Bob and Janeen Burrel were early grassroots pioneers of community television in Stoughton, Wisconsin, where their work helped create what became WSTO TV, one of the country’s earliest community access channels. Their story belongs to the moment before public access had settled into familiar language, funding structures, and station models. In Stoughton, the idea began close to the ground: local people, local wiring, local programs, and a belief that a community could have its own television voice before the systems around it had fully caught up.
Accounts of WSTO’s early history describe Bob and Janeen helping establish the station before Stoughton even had cable television, running cables through the city and broadcasting into local homes. When cable providers later came to Stoughton, Viking Media Corp. and the City of Stoughton negotiated a franchise agreement that allowed the community station to continue, eventually becoming WSTO TV. That early mix of volunteer energy, technical improvisation, city partnership, and public purpose captures the oldest spirit of community media: people making a channel because their town had stories, meetings, music, school events, and civic life worth seeing.

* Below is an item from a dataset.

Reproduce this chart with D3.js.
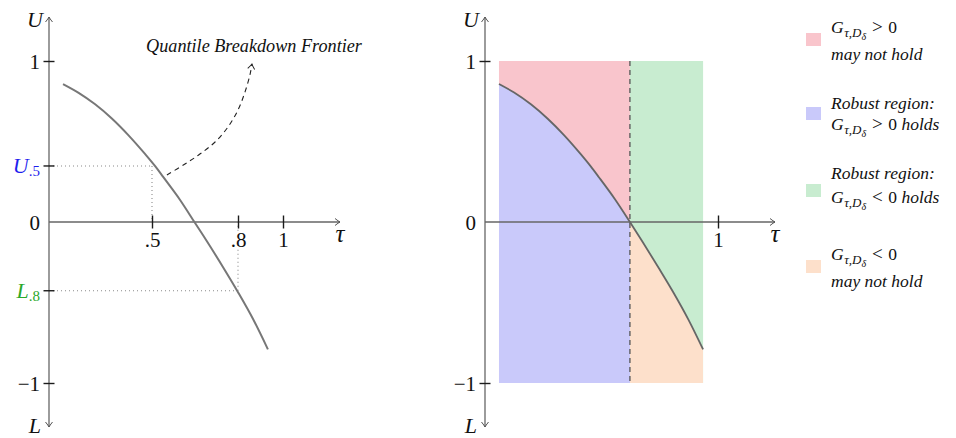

The Burrels’ legacy is not only that they helped start an unusually early local station. It is that they showed what community media could look like before the field had a mature playbook. WSTO’s continued existence gives their work a rare kind of continuity: an early experiment that became a lasting public resource. In the larger history of public access, Bob and Janeen represent the local builders who proved that community television did not have to wait for permission from big systems. A community could begin by deciding it had something to say.